I'm always on the lookout for new public transportation ideas, so this piece at The Atlantic Cities caught my eye: "Building a Better Bus Route, With No Defined Stops." It's an idea from a civil-engineering prof at the University of Illinois, and in short, the bus would have a vaguely defined route—a "tube"—going generally in one direction and back while picking up people who request rides. The author describes it as "an entirely new transit concept that combines the regularity of a fixed-route bus system with the range of a car service," but it reminds me a lot of one of my favorite urban innovations: Cuba's collective taxis.
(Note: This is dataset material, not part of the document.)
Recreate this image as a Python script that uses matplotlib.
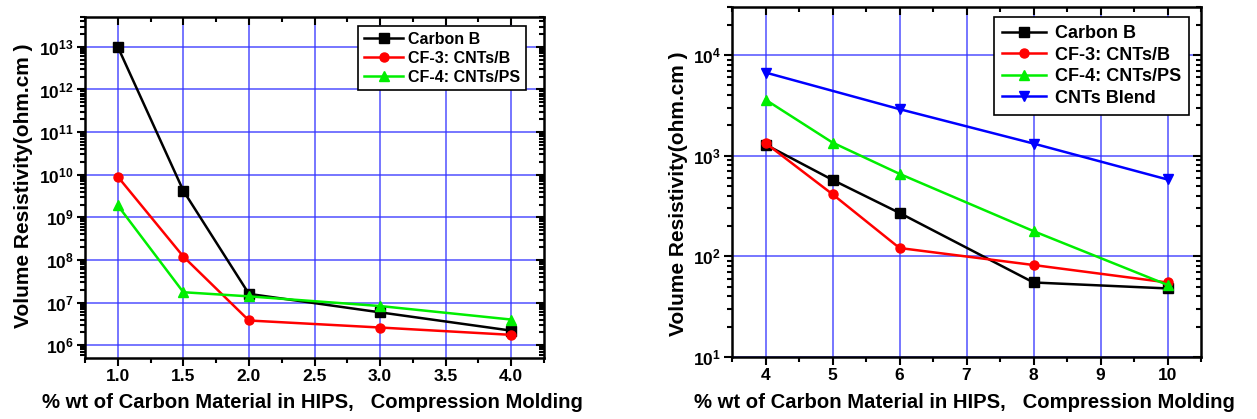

Havana's public transportation, when I was there, was awful. The buses were more like horse trailers—the infamous "camels"—stuffy, crowded, and downwind from the semi-truck that pulled it, spewing smoke into the "bus," which could be filled with a couple hundred people, many of them chain-smoking. (They've since been replaced with regular city buses.) So Cubans, who regularly have to innovate around their country's lack of resources and unresponsive bureaucracy, came up with a two-tiered taxi system. There are shiny new taxis for tourists that look and operate exactly like taxis everywhere else in the world, and massive old American junkers that operate almost exactly like the no-stop bus route:

The old cars like Chevrolets from the '50 recognizable by their taxi signs at the front window. They ride a one way route, Cubans stand along the route and hop in and out. The Almendrones (Cuban slang for old car) start their route at Parque Central at the corner of Prado and Neptuno, this is the main route that go from the corner of Parque Central at the Italian restaurant to Miramar or Marianao.
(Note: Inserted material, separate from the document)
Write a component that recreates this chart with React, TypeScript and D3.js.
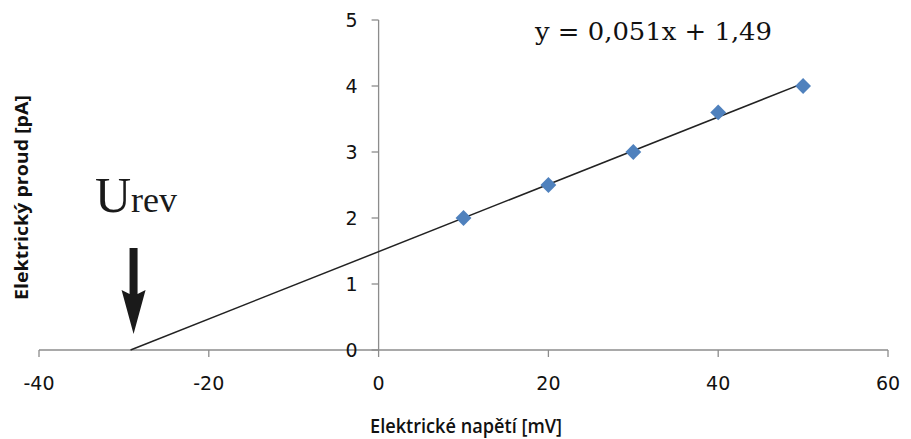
import React from "react";
import * as d3 from "d3";

const voltages = [10, 20, 30, 40, 50];
const currents = [2.0, 2.5, 3.0, 3.6, 4.0];
const xTicks = [-40, -20, 0, 20, 40, 60];
const yTicks = [0, 1, 2, 3, 4, 5];
const slope = 0.051;
const intercept = 1.49;
const equationLabel = "y = 0,051x + 1,49";
const xTitle = "Elektrické napětí [mV]";
const yTitle = "Elektrický proud [pA]";

const W = 911;
const H = 439;

export default function App() {
  const x = d3.scaleLinear().domain([-40, 60]).range([39, 888]);
  const y = d3.scaleLinear().domain([0, 5]).range([350, 20]);
  const axisColor = "#8c8c8c";
  const tickFont = "'DejaVu Sans', sans-serif";

  const x0 = -intercept / slope;
  const x1 = d3.max(voltages) as number;
  const trend = d3.line<number>().x((d) => x(d)).y((d) => y(slope * d + intercept));

  const diamond = d3.symbol().type(d3.symbolDiamond2).size(160);

  const arrowX = x(x0) + 3;

  return (
    <svg width={W} height={H} style={{ position: "absolute", left: 0, top: 0, background: "#fff" }}>
      {/* x axis */}
      <line x1={x(-40)} x2={x(60)} y1={y(0)} y2={y(0)} stroke={axisColor} strokeWidth={1.3} />
      {xTicks.map((t) => (
        <g key={"xt" + t}>
          <line x1={x(t)} x2={x(t)} y1={y(0)} y2={y(0) + 7} stroke={axisColor} strokeWidth={1.3} />
          <text x={x(t)} y={y(0) + 40} textAnchor="middle" fontFamily={tickFont} fontSize={19} fill="#111">
            {t}
          </text>
        </g>
      ))}
      {/* y axis */}
      <line x1={x(0)} x2={x(0)} y1={y(0)} y2={y(5)} stroke={axisColor} strokeWidth={1.3} />
      {yTicks.map((t) => (
        <g key={"yt" + t}>
          <line x1={x(0) - 7} x2={x(0)} y1={y(t)} y2={y(t)} stroke={axisColor} strokeWidth={1.3} />
          <text x={x(0) - 21} y={y(t) + 7} textAnchor="end" fontFamily={tickFont} fontSize={19} fill="#111">
            {t}
          </text>
        </g>
      ))}
      {/* trend line */}
      <path d={trend([x0, x1]) || ""} stroke="#222" strokeWidth={1.5} fill="none" />
      {/* points */}
      {voltages.map((v, i) => (
        <path
          key={"p" + i}
          d={diamond() || ""}
          transform={`translate(${x(v)},${y(currents[i])})`}
          fill="#4f81bd"
        />
      ))}
      {/* equation */}
      <text
        x={535}
        y={40}
        textLength={237}
        lengthAdjust="spacingAndGlyphs"
        fontFamily="'DejaVu Serif', 'Liberation Serif', serif"
        fontSize={25}
        fill="#111"
      >
        {equationLabel}
      </text>
      {/* Urev annotation */}
      <text x={95} y={212} fontFamily="'Liberation Serif', serif" fill="#1a1a1a">
        <tspan fontSize={50}>U</tspan>
        <tspan fontSize={36}>rev</tspan>
      </text>
      <path
        d={`M${arrowX - 4},248 L${arrowX + 4},248 L${arrowX + 4},294 L${arrowX + 12},290 L${arrowX},334 L${arrowX - 12},290 L${arrowX - 4},294 Z`}
        fill="#1a1a1a"
      />
      {/* axis titles */}
      <text
        x={370}
        y={433}
        textLength={192}
        lengthAdjust="spacingAndGlyphs"
        fontFamily="'Open Sans', 'Noto Sans', sans-serif"
        fontWeight={600}
        fontSize={20}
        fill="#111"
      >
        {xTitle}
      </text>
      <text
        transform={`translate(28,300) rotate(-90)`}
        textLength={205}
        lengthAdjust="spacingAndGlyphs"
        fontFamily="'Open Sans', 'Noto Sans', sans-serif"
        fontWeight="bold"
        fontSize={18}
        fill="#111"
      >
        {yTitle}
      </text>
    </svg>
  );
}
In essence, there's a premium taxi that takes you and only you where you want to go and costs about as much as taxis anywhere, and a collective taxi that's somewhere in between a taxi and a bus. If you hail one, it'll take you where you're going within a reasonable range, but it might stop for other people if there happens to be room. So it's slower, but it's much cheaper; the only thing in America I've found like it, save for the no-stop idea, is college "drunk vans."

It's only my second-favorite Cuban civic innovation, though. My favorite is el último: when you go somewhere and there's a really long line—it's a socialist country, there are lots of them—you ask el último? and whoever's last in line tells you that they're the last. Then you're it, and the process repeats itself. It obviates the need for a line itself, sort of like the flashing beepers they give you at Applebees but with a dollop of social cohesion:

We accomplish a lot with these four words. Everyone knows immediately the line’s sequence which instills instant order to an inherently disorderly affair, plus it allows us to abandon the line concept altogether. Once you know who you follow by taking the último, and once someone shows up to take the último from you, there’s no need to actually stand in line. The system gives us the freedom to disperse and loiter, catch some shade or take a load off.